Continuing my jaunt north, I walked up to the Art Gallery of Ontario (AGO) which features an addition and facade renovation by native Torontonian, Frank Gehry. The expansion opened in 2008 and is Gehry's first project in Canada.
The new facade of the AGO is a sleek, curved glass facade supported on curved wood beams. It reminds me of Gehry's early explorations of fish in both sculpture and architecture. It is quite restrained for a Gehry, which is entirely appropriate for the context. I really appreciate its subdued and elegant forms.
Each end of the block-long facade flips up in a...fish tail? Or is it a billboard? (What would Venturi do with this Duck-cum-Decorated Shed!?)
Behind the AGO is another component of the Gehry addition: a bright blue titanium box with a squiggly stair. Blue titanium and squiggly design elements. Now we're talkin' Gehry!

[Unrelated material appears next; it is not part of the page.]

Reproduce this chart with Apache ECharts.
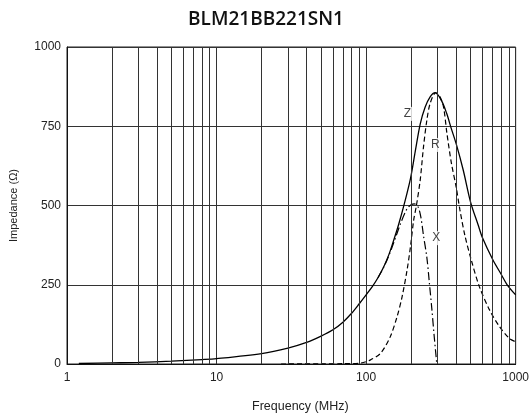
<!DOCTYPE html>
<html><head><meta charset="utf-8">
<script src="https://cdn.jsdelivr.net/npm/echarts@6/dist/echarts.min.js"></script>
<style>html,body{margin:0;padding:0;background:#fff}#c{width:532px;height:418px}</style>
</head><body><div id="c"></div>
<script>
const chartTitle = 'BLM21BB221SN1';
const xName = 'Frequency (MHz)';
const yName = 'Impedance (Ω)';
const yMin = 0, yMax = 1000, yStep = 250;
const xMin = 1, xMax = 1000;
const minorGrid = [2,3,4,5,6,7,8,9,20,30,40,50,60,70,80,90,200,300,400,500,600,700,800,900];

const zFreq = [1.2, 2, 3, 5, 8, 10, 20, 30, 40, 50, 60, 70, 80, 90, 100, 110, 120, 131, 142, 150, 165, 180, 198, 213, 230, 248, 268, 290, 320, 346, 370, 400, 446, 500, 560, 600, 705, 800, 880, 1000];
const zImp  = [1.5, 3.5, 5, 9, 14, 17, 33, 50, 68, 88, 108, 132, 160, 190, 218, 244, 272, 306, 345, 378, 440, 505, 585, 670, 757, 810, 843, 856, 830, 790, 745, 695, 612, 510, 440, 398, 328, 283, 249, 218];

const rFreq = [27, 50, 70, 92, 107, 125, 145, 161, 174, 188, 198, 208, 217, 230, 242, 255, 268, 292, 310, 329, 347, 372, 400, 424, 458, 505, 572, 670, 780, 907, 1000];
const rImp  = [0, 0.5, 1, 3, 13, 34, 86, 149, 212, 297, 370, 454, 500, 580, 685, 770, 822, 855, 845, 812, 728, 633, 559, 486, 405, 328, 244, 170, 118, 81, 70];

const xFreq = [120, 131, 142, 155, 170, 188, 200, 210, 222, 232, 242, 255, 265, 275, 285, 297];
const xImp  = [272, 305, 342, 390, 443, 490, 502, 505, 497, 465, 405, 335, 255, 175, 90, 0];

const curveNames = ['Z', 'R', 'X'];
const labelFreq = [189, 290, 294];
const labelImp  = [789, 691, 397];

const pairs = (f, v) => f.map((x, i) => [x, v[i]]);
const font = 'Liberation Sans, Arial, sans-serif';

const chart = echarts.init(document.getElementById('c'), null, {renderer: 'canvas'});
chart.setOption({
  animation: false,
  backgroundColor: '#fff',
  title: {
    text: chartTitle, left: 'center', top: 5,
    textStyle: {fontFamily: 'Open Sans', fontWeight: 600, fontSize: 19, color: '#111'}
  },
  grid: {left: 63, right: 16, top: 47, bottom: 54, show: true, borderColor: '#222', borderWidth: 1},
  xAxis: {
    type: 'log', logBase: 10, min: xMin, max: xMax,
    name: xName, nameLocation: 'middle', nameGap: 36,
    nameTextStyle: {fontFamily: font, fontSize: 12.5, color: '#222', padding: [0, 0, 0, 18]},
    axisLine: {show: true, lineStyle: {color: '#111', width: 1}},
    axisTick: {show: false},
    axisLabel: {fontFamily: font, fontSize: 12, color: '#222', margin: 8, formatter: v => String(v)},
    splitLine: {show: true, lineStyle: {color: '#333', width: 1}}
  },
  yAxis: {
    type: 'value', min: yMin, max: yMax, interval: yStep,
    name: yName, nameLocation: 'middle', nameGap: 48, nameRotate: 90,
    nameTextStyle: {fontFamily: font, fontSize: 11, color: '#222'},
    axisLine: {show: true, lineStyle: {color: '#111', width: 1}},
    axisTick: {show: false},
    axisLabel: {fontFamily: font, fontSize: 12, color: '#222', margin: 6, formatter: v => String(v)},
    splitLine: {show: true, lineStyle: {color: '#333', width: 1}}
  },
  series: [
    {
      type: 'line', data: [[xMin, yMin]], showSymbol: false, silent: true, z: 1,
      lineStyle: {width: 0},
      markLine: {
        silent: true, symbol: ['none', 'none'], label: {show: false},
        lineStyle: {color: '#333', width: 1, type: 'solid'},
        emphasis: {disabled: true},
        data: minorGrid.map(v => ({xAxis: v}))
      }
    },
    {
      name: 'Z', type: 'line', data: pairs(zFreq, zImp), showSymbol: false, smooth: 0.3, z: 3,
      lineStyle: {color: '#000', width: 1.3, type: 'solid'}
    },
    {
      name: 'R', type: 'line', data: pairs(rFreq, rImp), showSymbol: false, smooth: 0.3, z: 3,
      lineStyle: {color: '#000', width: 1.2, type: [5, 3]}
    },
    {
      name: 'X', type: 'line', data: pairs(xFreq, xImp), showSymbol: false, smooth: 0.3, z: 3,
      lineStyle: {color: '#000', width: 1.2, type: [8, 3, 1.5, 3]}
    },
    {
      type: 'scatter', z: 5, symbolSize: 1, itemStyle: {color: 'transparent'},
      data: curveNames.map((n, i) => [labelFreq[i], labelImp[i], n]),
      label: {
        show: true, position: 'inside', formatter: p => p.data[2],
        fontFamily: font, fontSize: 12, color: '#111',
        backgroundColor: '#fff', padding: [1, 1]
      }
    }
  ]
});
</script>
</body></html>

A closer view of the spiral staircase.
Next stop, Will Alsop's Sharp Center for Design, adjacent to the AGO from 2004. Though I think the idea of the floating box up on stilts is interesting, I find the black and white metal skin and multi-colored pencil-columns a bit inelegant and childish. Less would have been more here.
I had to catch one more new piece of architecture on my little tour, so at the far north end of downtown, I went to see Daniel Libeskind's 2007 addition to the Royal Ontario Museum (ROM).
Libeskind's work has never really been my thing, but I had to see it since I was so close. The form is a bit jumbled for my taste, and I had to work really hard to figure out how to open the doors (unlike Revell's city hall).
I believe they call this addition "the crystal"...
...but it appears somewhat parasitic.
Meanwhile, back at the expo, one booth had a chair made out of full-size and half-size rolled drawing sets and three strap clamps. Simple. Elegant. Cool.
And since we're talking Toronto here, there is always the requisite (parting) shot of the CN Tower, former tallest freestanding structure in the world.